I did drunken chicken tonite. I used MountainDew insead of beer. I rubbed each with a different rub. I grilled on gas, indirect for 1.45 hours at 325 degrees. Turned out great.


----------



## cducer (May 7, 2010)

Now I am hungry.!!!!!


----------



## ORF Pete (Sep 26, 2009)

Mmmm, good ol' beer can chicken.


----------



## Thrifty Angler (May 5, 2002)

A lime up the keister and some Dew to make that chick drunk??? Nothing beats the real deal.


----------



## sprtsracer (Apr 27, 2005)

Oops...thought this had to do with picking up women at bars! Not so sure about the lime up the "keister" though, but I guess it depends on how drunk they are!
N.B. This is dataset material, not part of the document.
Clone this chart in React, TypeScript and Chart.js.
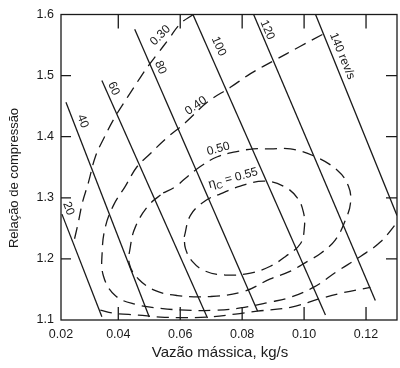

However...I think cooking a meal for them like this one may get you well on your way, and would certainly make a better impression than the lime, LOL!!!


----------



## HuskyMD (May 19, 2000)

Do you open the can first? :beer:


----------



## narfpoit (Jun 16, 2004)

HuskyMD said:


> Do you open the can first? :beer:


no that is how you know its done it will launch itself right onto your plate


----------



## justfishin (Aug 30, 2006)

Looks great ! I made it a week ago on the grill and there was nothing left ! Good stuff.


----------